— BEGIN DATA BLOCK —
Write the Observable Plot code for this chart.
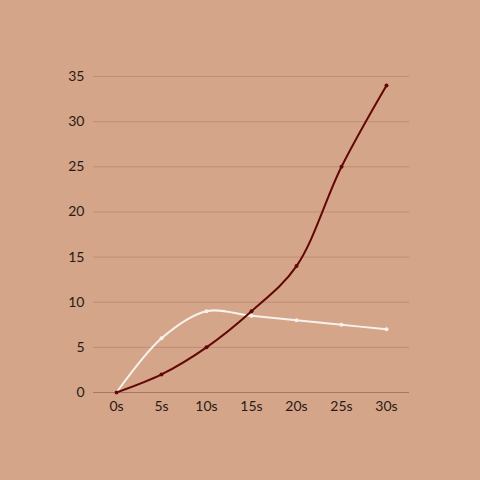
<!DOCTYPE html>
<html>
<head>
<meta charset="utf-8">
<script src="https://cdn.jsdelivr.net/npm/d3@7"></script>
<script src="https://cdn.jsdelivr.net/npm/@observablehq/plot@0.6"></script>
<style>
  html, body { margin: 0; padding: 0; background: #d4a589; }
  #chart { width: 480px; height: 480px; }
</style>
</head>
<body>
<div id="chart"></div>
<script>
const categories = ["0s", "5s", "10s", "15s", "20s", "25s", "30s"];
const darkSeries = [0, 2, 5, 9, 14, 25, 34];
const whiteSeries = [0, 6, 9, 8.5, 8, 7.5, 7];
const yTicks = [0, 5, 10, 15, 20, 25, 30, 35];

const dark = categories.map((c, i) => ({x: c, y: darkSeries[i]}));
const white = categories.map((c, i) => ({x: c, y: whiteSeries[i]}));

const chart = Plot.plot({
  width: 480,
  height: 480,
  marginLeft: 93,
  marginRight: 71,
  marginTop: 76,
  marginBottom: 88,
  style: {background: "#d4a589", fontFamily: "Lato, sans-serif", fontSize: "14px", color: "#2a1a14"},
  x: {type: "point", domain: categories, padding: 0.5, label: null},
  y: {domain: [0, 35], ticks: yTicks, label: null},
  marks: [
    Plot.gridY(yTicks.filter(t => t > 0), {stroke: "#bf8d74", strokeOpacity: 1, strokeWidth: 1}),
    Plot.ruleY([0], {stroke: "#a57a64", strokeWidth: 1}),
    Plot.axisY({ticks: yTicks, tickSize: 0, tickPadding: 9, fill: "#2a1a14", fontSize: 14}),
    Plot.axisX({tickSize: 0, tickPadding: 9, fill: "#2a1a14", fontSize: 14}),
    Plot.line(white, {x: "x", y: "y", stroke: "#f7f2ee", strokeWidth: 2, curve: "catmull-rom"}),
    Plot.dot(white, {x: "x", y: "y", fill: "#f7f2ee", r: 2}),
    Plot.line(dark, {x: "x", y: "y", stroke: "#620606", strokeWidth: 2, curve: "catmull-rom"}),
    Plot.dot(dark, {x: "x", y: "y", fill: "#620606", r: 2})
  ]
});
document.getElementById("chart").appendChild(chart);
</script>
</body>
</html>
— END DATA BLOCK —
→ **WRITTEN INSTRUCTION**:
Without the pictures, repeat the listing above exactly.

→ **FULL OUTPUT**:
Write the Observable Plot code for this chart.
<!DOCTYPE html>
<html>
<head>
<meta charset="utf-8">
<script src="https://cdn.jsdelivr.net/npm/d3@7"></script>
<script src="https://cdn.jsdelivr.net/npm/@observablehq/plot@0.6"></script>
<style>
  html, body { margin: 0; padding: 0; background: #d4a589; }
  #chart { width: 480px; height: 480px; }
</style>
</head>
<body>
<div id="chart"></div>
<script>
const categories = ["0s", "5s", "10s", "15s", "20s", "25s", "30s"];
const darkSeries = [0, 2, 5, 9, 14, 25, 34];
const whiteSeries = [0, 6, 9, 8.5, 8, 7.5, 7];
const yTicks = [0, 5, 10, 15, 20, 25, 30, 35];

const dark = categories.map((c, i) => ({x: c, y: darkSeries[i]}));
const white = categories.map((c, i) => ({x: c, y: whiteSeries[i]}));

const chart = Plot.plot({
  width: 480,
  height: 480,
  marginLeft: 93,
  marginRight: 71,
  marginTop: 76,
  marginBottom: 88,
  style: {background: "#d4a589", fontFamily: "Lato, sans-serif", fontSize: "14px", color: "#2a1a14"},
  x: {type: "point", domain: categories, padding: 0.5, label: null},
  y: {domain: [0, 35], ticks: yTicks, label: null},
  marks: [
    Plot.gridY(yTicks.filter(t => t > 0), {stroke: "#bf8d74", strokeOpacity: 1, strokeWidth: 1}),
    Plot.ruleY([0], {stroke: "#a57a64", strokeWidth: 1}),
    Plot.axisY({ticks: yTicks, tickSize: 0, tickPadding: 9, fill: "#2a1a14", fontSize: 14}),
    Plot.axisX({tickSize: 0, tickPadding: 9, fill: "#2a1a14", fontSize: 14}),
    Plot.line(white, {x: "x", y: "y", stroke: "#f7f2ee", strokeWidth: 2, curve: "catmull-rom"}),
    Plot.dot(white, {x: "x", y: "y", fill: "#f7f2ee", r: 2}),
    Plot.line(dark, {x: "x", y: "y", stroke: "#620606", strokeWidth: 2, curve: "catmull-rom"}),
    Plot.dot(dark, {x: "x", y: "y", fill: "#620606", r: 2})
  ]
});
document.getElementById("chart").appendChild(chart);
</script>
</body>
</html>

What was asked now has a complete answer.